As I struggled to my feet, the laughter of the group rang in my ears.
‘Now stand as I told you, because I’m going to hit you again!’
‘Errrrrr, no, Sarge! That’s all right, Sarge. I understand now, Sarge.’
My words were not sufficient to deter Kirby from his mission.
‘Stand as I told you! Feet at right angles, knees bent.’
Whoof! He hit me again. The impact, best described as a rock of ice hitting you at 50mph was enormous. This time I found that I had remained standing. As he sent me back to the ranks with my head and body reeling, he explained how the legs act as a spring, taking the impact out of the thrust. I knew I would never forget it! I had also learnt how powerful a sword can be when it is used correctly.
We spent the rest of the day lunging at one another, with right arms going forward and stiff first; your left leg pushes your right leg forward; you go into a low lunge as your left arm drops and then raises to bring you back up – it was like being choreographed for a theatre show. Eight hours of lunging later, I had never been so grateful to see my bed.
Early next morning, I awoke with the reveille and a shout from our beloved CSMI, who marched straight over to our bunks and started to pull the sheets off. Every single man’s legs were bent into the shape we had kept them in all the previous day. Mine were so stiff I couldn’t even move them. CSMI Kirby grabbed me roughly by the ankles and yanked them straight. The pain was excruciating. It was absolute agony. His continued shouting and bawling was interspersed by the desperate screams and cries from men having their legs cracked back into position. Having had a quick wash down and a smartish breakfast, we were back on the parade ground where the first thing he said was, ‘lunge!’ I don’t think I’d heard men groan like that before!
Slowly, we learnt the art of the foil which is a touch-sensitive weapon. To my horror, CSMI decided to use me as the role model once more. Wisely, I decided to play along every step of the way this time. With sweeping movements around my bare skin, he demonstrated just how fast a sport fencing is. This is the reason why it has never taken off on television, as the viewer would not be able to see the incredibly fast reflex actions.
When you push
against somebody else’s sword, their natural instinct is to push back. One of the many secrets was to use their impetus at that moment and taking the tip of your sword under theirs, move it over the top and strike them. As CSMI demonstrated this, he hit me again.
He also demonstrated that, if the opponent does react quickly and their foil starts to come back then you must, as you are moving forward, dip your foil under theirs and continue the attack.

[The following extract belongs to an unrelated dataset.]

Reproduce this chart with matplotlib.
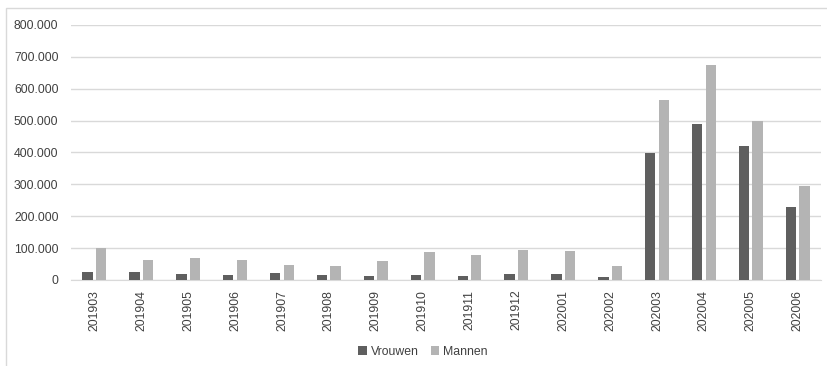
import numpy as np
import matplotlib.pyplot as plt
from matplotlib.patches import Rectangle
from matplotlib.ticker import FuncFormatter

# Data
months = ["201903", "201904", "201905", "201906", "201907", "201908",
          "201909", "201910", "201911", "201912", "202001", "202002",
          "202003", "202004", "202005", "202006"]
vrouwen = [25000, 25000, 19000, 15000, 21000, 16000, 14000, 16000,
           14000, 19000, 19000, 10000, 398000, 488000, 420000, 230000]
mannen = [100000, 62000, 68000, 62000, 46000, 45000, 59000, 87000,
          77000, 94000, 90000, 45000, 565000, 673000, 500000, 295000]

plt.rcParams['font.family'] = ['Liberation Sans', 'DejaVu Sans']

fig = plt.figure(figsize=(8.28, 3.66), dpi=100)
ax = fig.add_axes([0.0857, 0.235, 0.906, 0.697])

# outer chart border (only left/top visible in reference)
fig.patches.append(Rectangle((6 / 828, -0.1), 1.2, 1.1 - 8 / 366,
                             transform=fig.transFigure, fill=False,
                             edgecolor="#d9d9d9", lw=1))

x = np.arange(len(months))
w = 0.22
off = 0.145
ax.bar(x - off, vrouwen, w, color="#5f5f5f", label="Vrouwen", zorder=3)
ax.bar(x + off, mannen, w, color="#b4b4b4", label="Mannen", zorder=3)

ax.set_xlim(-0.5, len(months) - 0.5)
ax.set_ylim(0, 800000)
ax.set_yticks(np.arange(0, 800001, 100000))
ax.yaxis.set_major_formatter(FuncFormatter(lambda v, p: f"{int(v):,}".replace(",", ".")))
ax.set_xticks(x)
ax.set_xticklabels(months, rotation=90)

ax.grid(axis="y", color="#d9d9d9", lw=1, zorder=0)
for s in ["top", "right", "left"]:
    ax.spines[s].set_visible(False)
ax.spines["bottom"].set_color("#d9d9d9")
ax.tick_params(axis="both", length=0, labelsize=8.8, colors="#404040")
ax.tick_params(axis="y", pad=9)
ax.tick_params(axis="x", pad=7)

ax.legend(loc="center", bbox_to_anchor=(423 / 828, 14 / 366), bbox_transform=fig.transFigure,
          ncol=2, frameon=False, fontsize=8.8, handlelength=0.7, handleheight=0.7,
          handletextpad=0.3, columnspacing=1.0, labelcolor="#404040")

fig.savefig("out.png", dpi=100)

He came at me in a lunge, I tapped his sword out of the way, he pushed my sword away and started to go under, I came back, he started to retreat, I hit it the other way, rolled over the top of his foil and struck him. This was totally instinctive on my part. I didn’t work it out. I didn’t have time to work it out.
Without a moment to rejoice in my success he lunged at me again and with an instantaneous sweeping motion flipped his sword in the air, caught the tip of the foil, flicked it in an arc and the metal handle came down on my head. What a crack!
‘Don’t get clever with me, son!’ was the answer to my attempts to defeat him.
I finished the course with plenty of bruises, a lot of experience and a certificate in fencing that said I had ended up top of the course.
CHAPTER 6
CASUAL SEX
Even Elvis was drafted into the Army. He received his call-up papers in March 1958, but managed to postpone the big day so that he could finish his latest film King Creole. The king of rock ‘n’ roll saw his wage package drop from $100,000 to just $83.20 a month. When Elvis sang, he captured the hearts of millions of teenage girls around the world and this exercise was similar to that which many young recruits still had in mind.
Taking the stage at every possible service party now ate up most of my spare time, but I was still awaiting the chance to put my other undeveloped skills into practice, too. Surrounded by constant boasting from my mates and with the lack of natural opportunity, I finally decided to see if what they said about the girls on the colony was true.